The State Department published an additional 1,280 pages of official email belonging to Secretary of State Hillary Clinton this afternoon as part of a court-ordered effort to produce some of her more recently discovered correspondence before the presidential election.
The documents come from the nearly 15,000 emails the FBI recovered during its investigation into the Democratic nominee's handling of sensitive information on a controversial private email server.
The State Department said today "a significant number are 'near duplicates' of documents previously provided by former Secretary Clinton" which have already been released to the public.
"For instance, a 'near duplicate' would be substantively identical to previously released emails,but for a top email in the chain stating 'Please print,'" State Department Deputy Spokesperson Mark Toner said in an emailed statement.
Some 5,600 of the 15,000 emails turned up by the FBI have been deemed work-related, but it's not clear how many of them actually consist of new material. The State Department is under a court order to release another batch of these emails on Friday and the rest will come in monthly, post-election tranches.
But Clinton's emails woes have moved far beyond this highly-controlled process of releasing official correspondence from her private server.
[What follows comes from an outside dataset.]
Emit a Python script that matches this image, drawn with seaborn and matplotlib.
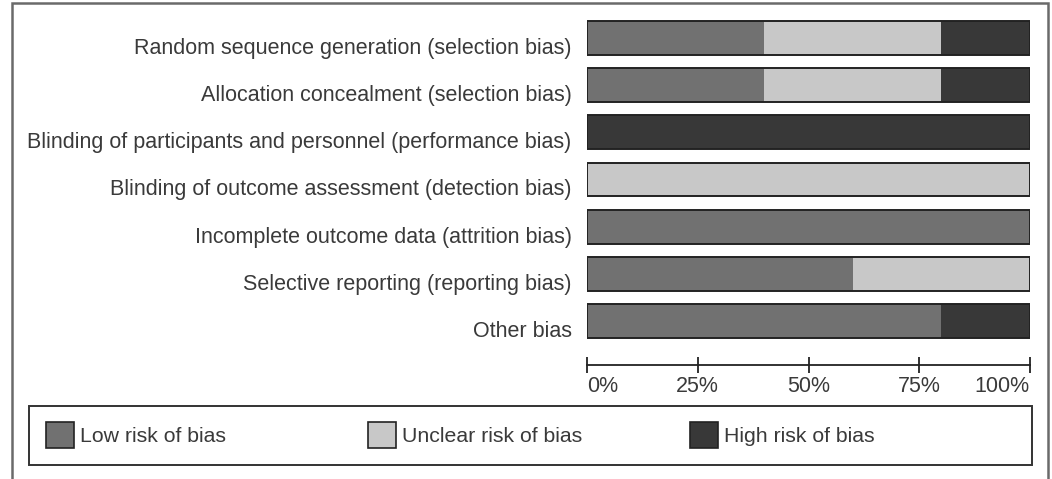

For nearly a month now, her campaign has been faced with a daily onslaught of hacked emails belonging to her campaign chairman John Podesta.
In addition, the FBI announced last Friday that it has new emails in its possession that may be relevant to its investigation into her handling of classified information on her private server -- essentially re-opening a case that everyone thought had been closed on July 5 -- not to mention throwing a huge wrench into the gears just days before the election.
Ironically, one new email offers a suggestion on how Clinton ought to respond to Wikileaks founder Julian Assange after he posted roughly 250,000 State Department cables online.
"We view this not as a 'clever game' of wiki leaks but rather as a 'criminal act' against the United States of America," the email said. "He [presumably Assange] might think this is a clever game today -- but when he is prosecuted and if convicted, he will move from being a clever-cyber thief to a convicted criminal -- and will find out that's a whole different kind of game."
Six years after that email was written, Julian Assange remains free, holed-up at the Ecuadorian embassy in London, avoiding extradition to Sweden over a sex-crimes investigation. His site, WikiLeaks, has continued publishing private government and corporate documents it obtains.